** STATED EXERCISE **
Omit the pictures and print exactly the lines of the listing below, starting at the first and ending at the line containing "80)', 'rgb(245, 120, 240)'];".

** INFORMATION SUPPLIED **
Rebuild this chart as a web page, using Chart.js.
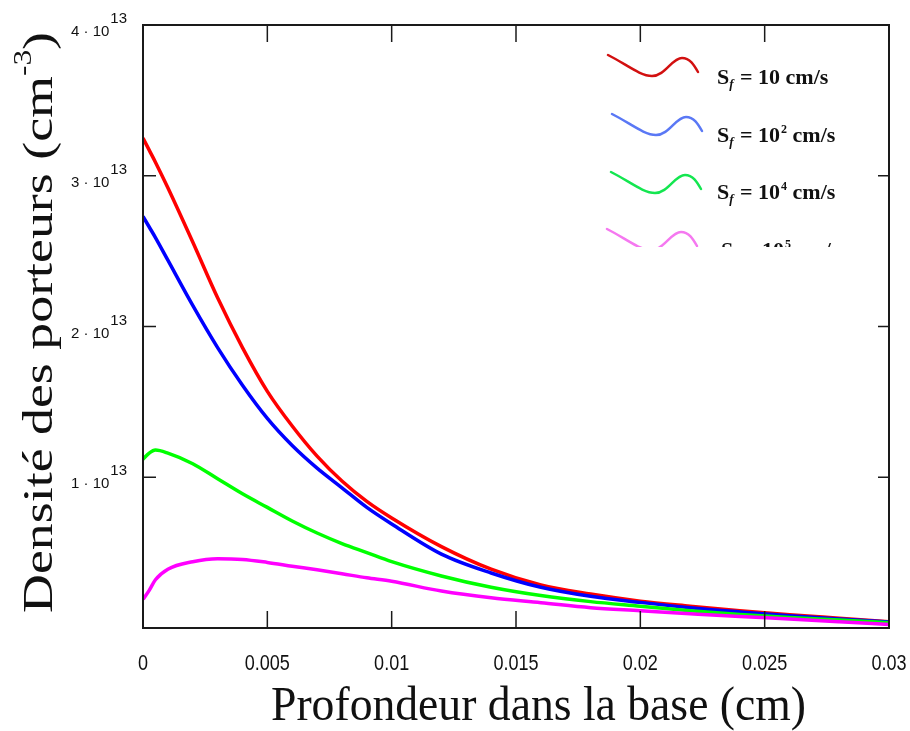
<!DOCTYPE html>
<html>
<head>
<meta charset="utf-8">
<script src="https://cdn.jsdelivr.net/npm/chart.js@4.4.1/dist/chart.umd.min.js"></script>
<style>
    html, body { margin: 0; padding: 0; background: #fff; }
</style>
</head>
<body>
<canvas id="myLineChart" width="910" height="731"></canvas>
<script>
// profondeur dans la base (cm)
const depth = [0, 0.00025, 0.0005, 0.001, 0.002, 0.003, 0.004, 0.005, 0.006, 0.007, 0.008, 0.009, 0.01,
    0.012, 0.014, 0.016, 0.018, 0.02, 0.022, 0.024, 0.026, 0.028, 0.03];

// densite des porteurs (cm-3) for each recombination velocity Sf
const nSf10 = [3.25e13, 3.17e13, 3.09e13, 2.92e13, 2.56e13, 2.19e13, 1.86e13, 1.57e13, 1.34e13, 1.14e13, 0.975e13, 0.84e13, 0.73e13,
    0.54e13, 0.39e13, 0.285e13, 0.225e13, 0.178e13, 0.145e13, 0.115e13, 0.088e13, 0.065e13, 0.042e13];
const nSf1e2 = [2.73e13, 2.66e13, 2.59e13, 2.44e13, 2.14e13, 1.86e13, 1.61e13, 1.39e13, 1.21e13, 1.06e13, 0.93e13, 0.80e13, 0.69e13,
    0.49e13, 0.365e13, 0.27e13, 0.21e13, 0.17e13, 0.135e13, 0.107e13, 0.082e13, 0.06e13, 0.04e13];
const nSf1e4 = [1.12e13, 1.16e13, 1.18e13, 1.16e13, 1.09e13, 0.99e13, 0.89e13, 0.80e13, 0.71e13, 0.63e13, 0.56e13, 0.50e13, 0.44e13,
    0.345e13, 0.27e13, 0.215e13, 0.175e13, 0.145e13, 0.115e13, 0.09e13, 0.07e13, 0.053e13, 0.035e13];
const nSf1e5 = [0.19e13, 0.25e13, 0.32e13, 0.39e13, 0.44e13, 0.46e13, 0.455e13, 0.435e13, 0.41e13, 0.386e13, 0.36e13, 0.333e13, 0.31e13,
    0.245e13, 0.20e13, 0.168e13, 0.135e13, 0.115e13, 0.095e13, 0.076e13, 0.06e13, 0.042e13, 0.023e13];

const xTicks = [0, 0.005, 0.01, 0.015, 0.02, 0.025, 0.03];
const xTickLabels = ['0', '0.005', '0.01', '0.015', '0.02', '0.025', '0.03'];
const yTicks = [1e13, 2e13, 3e13, 4e13];
const yTickMantissa = ['1', '2', '3', '4'];
const yTickExp = '13';

const legendExp = ['', '2', '4', '5'];
const curveColors = ['rgb(255, 0, 0)', 'rgb(0, 0, 255)', 'rgb(0, 255, 0)', 'rgb(255, 0, 255)'];
const waveColors = ['rgb(210, 16, 16)', 'rgb(90, 120, 245)', 'rgb(20, 230, 80)', 'rgb(245, 120, 240)'];

const toPoints = (arr) => depth.map((d, i) => ({ x: d, y: arr[i] }));

// fit a text run to a given length by squeezing it horizontally
function drawFitted(ctx, parts, length) {
    let total = 0;
    parts.forEach(p => { ctx.font = p.font; total += ctx.measureText(p.text).width; });
    const k = length / total;
    ctx.save();
    ctx.scale(k, 1);
    let cx = 0;
    parts.forEach(p => {
        ctx.font = p.font;
        ctx.fillText(p.text, cx, -(p.rise || 0));
        cx += ctx.measureText(p.text).width;
    });
    ctx.restore();
}

function wave(ctx, x0, y0) {
    ctx.beginPath();
    ctx.moveTo(x0, y0);
    ctx.bezierCurveTo(x0 + 18, y0 + 9, x0 + 32, y0 + 21, x0 + 44, y0 + 21);
    ctx.bezierCurveTo(x0 + 57, y0 + 21, x0 + 64, y0 + 3, x0 + 74, y0 + 3);
    ctx.bezierCurveTo(x0 + 82, y0 + 3, x0 + 86, y0 + 10, x0 + 90, y0 + 17);
    ctx.stroke();
}

const framePlugin = {
    id: 'frame',
    afterDraw(chart) {
        const { ctx, chartArea: a, scales: { x, y } } = chart;
        ctx.save();
        const line = (x1, y1, x2, y2) => { ctx.beginPath(); ctx.moveTo(x1, y1); ctx.lineTo(x2, y2); ctx.stroke(); };

        // box + inward ticks
        ctx.strokeStyle = '#1a1a1a';
        ctx.lineWidth = 2;
        ctx.strokeRect(a.left, a.top, a.right - a.left, a.bottom - a.top);
        ctx.lineWidth = 1.5;
        xTicks.forEach(v => {
            const px = x.getPixelForValue(v);
            line(px, a.bottom, px, a.bottom - 17);
            line(px, a.top, px, a.top + 17);
        });
        yTicks.forEach(v => {
            const py = y.getPixelForValue(v);
            line(a.left, py, a.left + 13, py);
            line(a.right, py, a.right - 11, py);
        });

        // x tick labels (narrow face)
        ctx.fillStyle = '#111';
        ctx.font = '22px "Liberation Sans", Arial, sans-serif';
        ctx.textAlign = 'center';
        ctx.textBaseline = 'alphabetic';
        xTicks.forEach((v, i) => {
            ctx.save();
            ctx.translate(x.getPixelForValue(v), 670);
            ctx.scale(0.82, 1);
            ctx.fillText(xTickLabels[i], 0, 0);
            ctx.restore();
        });

        // y tick labels  n·10^13
        ctx.textAlign = 'right';
        yTicks.forEach((v, i) => {
            const py = y.getPixelForValue(v);
            ctx.font = '15px "Liberation Sans", Arial, sans-serif';
            const ew = ctx.measureText(yTickExp).width;
            ctx.fillText(yTickExp, 127, py - 2);
            ctx.fillText(yTickMantissa[i] + ' \u00b7 10', 126 - ew, py + 11);
        });

        // axis titles
        ctx.textAlign = 'left';
        const serif = '"Liberation Serif", "Times New Roman", serif';
        ctx.save();
        ctx.translate(271, 720);
        drawFitted(ctx, [{ text: 'Profondeur dans la base (cm)', font: '48px ' + serif }], 535);
        ctx.restore();

        ctx.save();
        ctx.translate(52, 613);
        ctx.rotate(-Math.PI / 2);
        drawFitted(ctx, [
            { text: 'Densité des porteurs (cm', font: '43px ' + serif },
            { text: '-3', font: '25px ' + serif, rise: 21 },
            { text: ')', font: '43px ' + serif }
        ], 581);
        ctx.restore();

        // legend (pasted picture, cut off under the third entry)
        ctx.save();
        ctx.beginPath();
        ctx.rect(590, 35, 290, 212);
        ctx.clip();
        const waveStart = [[608, 55], [612, 114], [611, 172], [607, 229]];
        const textY = [84, 142, 199, 257];
        ctx.lineWidth = 2.5;
        ctx.lineCap = 'round';
        waveStart.forEach((s, i) => {
            ctx.strokeStyle = waveColors[i];
            wave(ctx, s[0], s[1]);
            let cx = i === 3 ? 721 : 717;
            const by = textY[i];
            ctx.fillStyle = '#111';
            ctx.font = 'bold 22px ' + serif;
            ctx.fillText('S', cx, by);
            cx += ctx.measureText('S').width;
            ctx.font = 'italic bold 13px ' + serif;
            ctx.fillText('f', cx, by + 4);
            cx += ctx.measureText('f').width + 1;
            ctx.font = 'bold 22px ' + serif;
            ctx.fillText(' = 10', cx, by);
            cx += ctx.measureText(' = 10').width;
            if (legendExp[i]) {
                ctx.font = 'bold 12px ' + serif;
                ctx.fillText(legendExp[i], cx + 1, by - 9);
                cx += ctx.measureText(legendExp[i]).width + 1;
            }
            ctx.font = 'bold 22px ' + serif;
            ctx.fillText(' cm/s', cx, by);
        });
        ctx.restore();

        ctx.restore();
    }
};

const config = {
    type: 'line',
    data: {
        datasets: [
            { label: 'Sf = 10 cm/s', data: toPoints(nSf10), borderColor: curveColors[0], order: 4 },
            { label: 'Sf = 10² cm/s', data: toPoints(nSf1e2), borderColor: curveColors[1], order: 3 },
            { label: 'Sf = 10⁴ cm/s', data: toPoints(nSf1e4), borderColor: curveColors[2], order: 2 },
            { label: 'Sf = 10⁵ cm/s', data: toPoints(nSf1e5), borderColor: curveColors[3], order: 1 }
        ]
    },
    options: {
        responsive: false,
        animation: false,
        devicePixelRatio: 1,
        layout: { padding: { left: 143, top: 25, right: 21, bottom: 103 } },
        elements: {
            line: { borderWidth: 3.5, cubicInterpolationMode: 'monotone', fill: false },
            point: { radius: 0 }
        },
        plugins: {
            legend: { display: false },
            tooltip: { enabled: false }
        },
        scales: {
            x: {
                type: 'linear', min: 0, max: 0.03,
                ticks: { display: false },
                grid: { display: false, drawTicks: false },
                border: { display: false }
            },
            y: {
                type: 'linear', min: 0, max: 4e13,
                ticks: { display: false },
                grid: { display: false, drawTicks: false },
                border: { display: false }
            }
        }
    },
    plugins: [framePlugin]
};

new Chart(document.getElementById('myLineChart'), config);
</script>
</body>
</html>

** EXPECTED ANSWER **
Rebuild this chart as a web page, using Chart.js.
<!DOCTYPE html>
<html>
<head>
<meta charset="utf-8">
<script src="https://cdn.jsdelivr.net/npm/chart.js@4.4.1/dist/chart.umd.min.js"></script>
<style>
    html, body { margin: 0; padding: 0; background: #fff; }
</style>
</head>
<body>
<canvas id="myLineChart" width="910" height="731"></canvas>
<script>
// profondeur dans la base (cm)
const depth = [0, 0.00025, 0.0005, 0.001, 0.002, 0.003, 0.004, 0.005, 0.006, 0.007, 0.008, 0.009, 0.01,
    0.012, 0.014, 0.016, 0.018, 0.02, 0.022, 0.024, 0.026, 0.028, 0.03];

// densite des porteurs (cm-3) for each recombination velocity Sf
const nSf10 = [3.25e13, 3.17e13, 3.09e13, 2.92e13, 2.56e13, 2.19e13, 1.86e13, 1.57e13, 1.34e13, 1.14e13, 0.975e13, 0.84e13, 0.73e13,
    0.54e13, 0.39e13, 0.285e13, 0.225e13, 0.178e13, 0.145e13, 0.115e13, 0.088e13, 0.065e13, 0.042e13];
const nSf1e2 = [2.73e13, 2.66e13, 2.59e13, 2.44e13, 2.14e13, 1.86e13, 1.61e13, 1.39e13, 1.21e13, 1.06e13, 0.93e13, 0.80e13, 0.69e13,
    0.49e13, 0.365e13, 0.27e13, 0.21e13, 0.17e13, 0.135e13, 0.107e13, 0.082e13, 0.06e13, 0.04e13];
const nSf1e4 = [1.12e13, 1.16e13, 1.18e13, 1.16e13, 1.09e13, 0.99e13, 0.89e13, 0.80e13, 0.71e13, 0.63e13, 0.56e13, 0.50e13, 0.44e13,
    0.345e13, 0.27e13, 0.215e13, 0.175e13, 0.145e13, 0.115e13, 0.09e13, 0.07e13, 0.053e13, 0.035e13];
const nSf1e5 = [0.19e13, 0.25e13, 0.32e13, 0.39e13, 0.44e13, 0.46e13, 0.455e13, 0.435e13, 0.41e13, 0.386e13, 0.36e13, 0.333e13, 0.31e13,
    0.245e13, 0.20e13, 0.168e13, 0.135e13, 0.115e13, 0.095e13, 0.076e13, 0.06e13, 0.042e13, 0.023e13];

const xTicks = [0, 0.005, 0.01, 0.015, 0.02, 0.025, 0.03];
const xTickLabels = ['0', '0.005', '0.01', '0.015', '0.02', '0.025', '0.03'];
const yTicks = [1e13, 2e13, 3e13, 4e13];
const yTickMantissa = ['1', '2', '3', '4'];
const yTickExp = '13';

const legendExp = ['', '2', '4', '5'];
const curveColors = ['rgb(255, 0, 0)', 'rgb(0, 0, 255)', 'rgb(0, 255, 0)', 'rgb(255, 0, 255)'];
const waveColors = ['rgb(210, 16, 16)', 'rgb(90, 120, 245)', 'rgb(20, 230, 80)', 'rgb(245, 120, 240)'];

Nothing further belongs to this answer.